# EXERCISE DESCRIPTION
Gather all lines in the records below that include the word "this".

# LISTED ENTRIES
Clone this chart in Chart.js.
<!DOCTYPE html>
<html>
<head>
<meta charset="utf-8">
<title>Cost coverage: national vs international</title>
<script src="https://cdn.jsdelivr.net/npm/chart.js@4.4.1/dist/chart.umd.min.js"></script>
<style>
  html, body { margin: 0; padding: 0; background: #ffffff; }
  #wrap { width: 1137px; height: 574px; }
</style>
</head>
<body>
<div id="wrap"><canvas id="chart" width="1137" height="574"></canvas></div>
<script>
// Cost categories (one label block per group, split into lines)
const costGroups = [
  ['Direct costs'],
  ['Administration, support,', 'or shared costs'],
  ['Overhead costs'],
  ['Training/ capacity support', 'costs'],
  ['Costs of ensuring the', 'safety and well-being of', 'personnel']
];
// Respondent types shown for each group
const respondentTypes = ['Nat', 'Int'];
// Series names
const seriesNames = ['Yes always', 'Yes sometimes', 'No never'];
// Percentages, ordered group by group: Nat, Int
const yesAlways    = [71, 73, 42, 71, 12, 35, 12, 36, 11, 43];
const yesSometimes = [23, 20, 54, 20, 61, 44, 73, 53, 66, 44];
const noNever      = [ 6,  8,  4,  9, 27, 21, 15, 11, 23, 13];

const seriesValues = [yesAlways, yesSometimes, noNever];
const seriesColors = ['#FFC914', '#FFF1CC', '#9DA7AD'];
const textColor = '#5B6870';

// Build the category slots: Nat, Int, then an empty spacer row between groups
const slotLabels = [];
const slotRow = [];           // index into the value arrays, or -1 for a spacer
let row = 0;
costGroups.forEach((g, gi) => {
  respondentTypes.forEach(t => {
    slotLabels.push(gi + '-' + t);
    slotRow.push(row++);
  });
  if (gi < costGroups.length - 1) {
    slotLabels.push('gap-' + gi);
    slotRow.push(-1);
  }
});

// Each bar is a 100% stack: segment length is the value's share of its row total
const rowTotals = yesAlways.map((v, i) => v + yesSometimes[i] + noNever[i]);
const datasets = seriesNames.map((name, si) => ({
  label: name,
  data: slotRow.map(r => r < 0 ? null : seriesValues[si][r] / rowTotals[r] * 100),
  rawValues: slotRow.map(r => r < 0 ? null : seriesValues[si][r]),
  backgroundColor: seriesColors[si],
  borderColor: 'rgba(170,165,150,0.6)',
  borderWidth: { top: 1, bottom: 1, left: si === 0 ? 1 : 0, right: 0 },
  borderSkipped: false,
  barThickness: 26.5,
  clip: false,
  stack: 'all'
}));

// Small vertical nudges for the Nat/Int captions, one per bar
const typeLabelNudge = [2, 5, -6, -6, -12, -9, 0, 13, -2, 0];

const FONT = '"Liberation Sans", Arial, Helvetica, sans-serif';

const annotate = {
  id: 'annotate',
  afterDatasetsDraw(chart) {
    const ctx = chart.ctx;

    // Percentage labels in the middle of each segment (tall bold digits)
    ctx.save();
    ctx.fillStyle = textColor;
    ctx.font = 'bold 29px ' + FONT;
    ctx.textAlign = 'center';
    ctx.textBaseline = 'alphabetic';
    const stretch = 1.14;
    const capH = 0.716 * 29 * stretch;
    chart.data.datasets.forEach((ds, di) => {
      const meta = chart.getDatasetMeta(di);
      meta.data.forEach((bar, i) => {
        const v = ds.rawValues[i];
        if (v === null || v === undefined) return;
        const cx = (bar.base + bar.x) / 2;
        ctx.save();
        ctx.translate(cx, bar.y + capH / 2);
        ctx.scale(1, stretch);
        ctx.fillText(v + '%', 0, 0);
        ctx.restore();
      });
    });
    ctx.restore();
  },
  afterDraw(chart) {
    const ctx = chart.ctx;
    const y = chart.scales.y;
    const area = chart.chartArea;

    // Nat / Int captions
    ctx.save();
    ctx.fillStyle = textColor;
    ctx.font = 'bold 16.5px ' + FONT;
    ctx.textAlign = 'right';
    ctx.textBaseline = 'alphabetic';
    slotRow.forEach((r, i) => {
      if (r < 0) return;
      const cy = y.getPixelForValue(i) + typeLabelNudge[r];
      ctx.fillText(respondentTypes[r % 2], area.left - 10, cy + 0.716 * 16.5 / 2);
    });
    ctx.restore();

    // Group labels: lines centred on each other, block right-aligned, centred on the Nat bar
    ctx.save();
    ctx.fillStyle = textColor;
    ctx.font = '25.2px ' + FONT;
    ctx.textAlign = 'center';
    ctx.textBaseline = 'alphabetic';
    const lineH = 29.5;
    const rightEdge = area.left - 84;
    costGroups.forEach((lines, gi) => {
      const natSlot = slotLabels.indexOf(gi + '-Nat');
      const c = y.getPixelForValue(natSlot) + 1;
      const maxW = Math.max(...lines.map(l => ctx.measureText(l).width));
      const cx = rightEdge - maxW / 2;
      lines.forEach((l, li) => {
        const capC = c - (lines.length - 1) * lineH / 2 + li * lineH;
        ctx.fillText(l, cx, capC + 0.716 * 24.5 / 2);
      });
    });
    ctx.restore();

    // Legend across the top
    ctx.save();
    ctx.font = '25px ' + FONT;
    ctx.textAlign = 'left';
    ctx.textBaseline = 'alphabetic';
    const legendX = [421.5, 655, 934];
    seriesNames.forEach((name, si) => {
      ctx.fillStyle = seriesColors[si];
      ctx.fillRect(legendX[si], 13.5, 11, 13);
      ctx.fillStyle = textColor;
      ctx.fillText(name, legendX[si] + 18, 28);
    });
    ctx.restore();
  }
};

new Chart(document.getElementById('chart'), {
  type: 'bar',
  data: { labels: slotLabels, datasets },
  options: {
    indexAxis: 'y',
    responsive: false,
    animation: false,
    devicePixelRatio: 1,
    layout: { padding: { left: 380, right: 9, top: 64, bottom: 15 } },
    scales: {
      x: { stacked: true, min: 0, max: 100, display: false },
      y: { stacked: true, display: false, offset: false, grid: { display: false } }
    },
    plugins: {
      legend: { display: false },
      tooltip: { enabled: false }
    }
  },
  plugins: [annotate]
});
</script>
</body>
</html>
...
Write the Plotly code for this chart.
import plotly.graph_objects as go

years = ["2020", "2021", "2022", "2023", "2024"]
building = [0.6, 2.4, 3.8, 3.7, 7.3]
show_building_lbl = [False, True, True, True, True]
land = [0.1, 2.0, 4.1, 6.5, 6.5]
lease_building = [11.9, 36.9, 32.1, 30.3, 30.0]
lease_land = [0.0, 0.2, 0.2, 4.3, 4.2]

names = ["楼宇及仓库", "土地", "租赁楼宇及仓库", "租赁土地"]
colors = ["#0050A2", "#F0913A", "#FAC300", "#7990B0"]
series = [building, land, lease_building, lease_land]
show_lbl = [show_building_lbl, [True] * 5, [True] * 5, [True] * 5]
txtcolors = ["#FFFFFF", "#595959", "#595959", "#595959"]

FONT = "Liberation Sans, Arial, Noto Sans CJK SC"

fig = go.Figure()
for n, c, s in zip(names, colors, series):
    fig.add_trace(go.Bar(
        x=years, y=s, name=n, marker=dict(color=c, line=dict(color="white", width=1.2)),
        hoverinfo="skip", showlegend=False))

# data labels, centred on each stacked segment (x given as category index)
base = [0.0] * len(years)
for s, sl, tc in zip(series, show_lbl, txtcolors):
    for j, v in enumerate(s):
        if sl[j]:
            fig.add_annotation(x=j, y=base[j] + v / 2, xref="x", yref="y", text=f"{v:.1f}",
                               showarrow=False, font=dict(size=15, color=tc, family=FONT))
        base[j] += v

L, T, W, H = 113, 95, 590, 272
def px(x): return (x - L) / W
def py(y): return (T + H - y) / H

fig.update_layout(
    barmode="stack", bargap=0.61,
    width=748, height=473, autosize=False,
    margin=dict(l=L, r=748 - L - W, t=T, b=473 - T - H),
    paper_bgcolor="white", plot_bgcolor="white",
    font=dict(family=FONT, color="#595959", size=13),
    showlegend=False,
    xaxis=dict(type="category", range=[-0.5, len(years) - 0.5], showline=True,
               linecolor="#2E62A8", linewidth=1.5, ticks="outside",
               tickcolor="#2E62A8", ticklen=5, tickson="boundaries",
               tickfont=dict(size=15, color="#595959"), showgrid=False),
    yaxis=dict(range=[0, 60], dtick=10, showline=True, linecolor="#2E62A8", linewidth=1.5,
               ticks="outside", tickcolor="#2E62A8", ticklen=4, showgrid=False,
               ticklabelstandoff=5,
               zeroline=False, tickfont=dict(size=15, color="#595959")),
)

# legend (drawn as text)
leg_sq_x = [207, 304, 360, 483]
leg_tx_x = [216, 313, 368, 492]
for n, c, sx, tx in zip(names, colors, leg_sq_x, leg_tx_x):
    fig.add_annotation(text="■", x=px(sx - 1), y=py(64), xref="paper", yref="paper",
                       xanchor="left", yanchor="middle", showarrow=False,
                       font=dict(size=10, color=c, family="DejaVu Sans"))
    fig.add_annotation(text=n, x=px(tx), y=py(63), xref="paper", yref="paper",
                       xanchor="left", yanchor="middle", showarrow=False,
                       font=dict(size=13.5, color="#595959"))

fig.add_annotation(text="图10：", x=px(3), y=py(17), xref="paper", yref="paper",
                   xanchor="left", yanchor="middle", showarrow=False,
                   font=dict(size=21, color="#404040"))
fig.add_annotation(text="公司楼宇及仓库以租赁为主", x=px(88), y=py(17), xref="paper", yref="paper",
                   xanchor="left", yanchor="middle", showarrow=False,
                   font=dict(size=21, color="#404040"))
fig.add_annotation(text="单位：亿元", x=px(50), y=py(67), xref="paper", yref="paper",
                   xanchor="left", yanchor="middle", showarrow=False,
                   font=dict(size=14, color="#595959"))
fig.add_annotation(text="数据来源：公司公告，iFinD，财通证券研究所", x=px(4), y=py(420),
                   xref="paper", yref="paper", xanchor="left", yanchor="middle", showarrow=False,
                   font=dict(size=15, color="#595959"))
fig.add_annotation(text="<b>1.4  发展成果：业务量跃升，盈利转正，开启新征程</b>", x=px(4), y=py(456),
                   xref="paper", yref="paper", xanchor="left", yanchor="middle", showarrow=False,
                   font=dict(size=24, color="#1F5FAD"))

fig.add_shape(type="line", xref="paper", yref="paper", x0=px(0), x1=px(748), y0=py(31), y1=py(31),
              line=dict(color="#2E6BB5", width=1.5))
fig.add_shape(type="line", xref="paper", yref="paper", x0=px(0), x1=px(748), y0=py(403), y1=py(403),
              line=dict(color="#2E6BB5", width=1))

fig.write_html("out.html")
* * *
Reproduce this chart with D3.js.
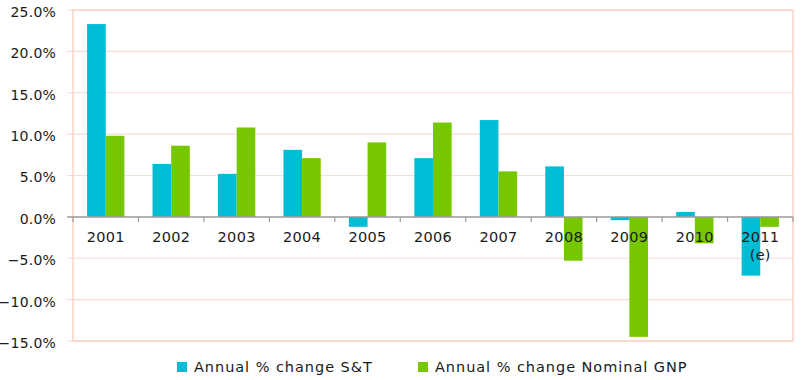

# FINISHED ANSWER
Clone this chart in Chart.js.
Write the Plotly code for this chart.
Reproduce this chart with D3.js.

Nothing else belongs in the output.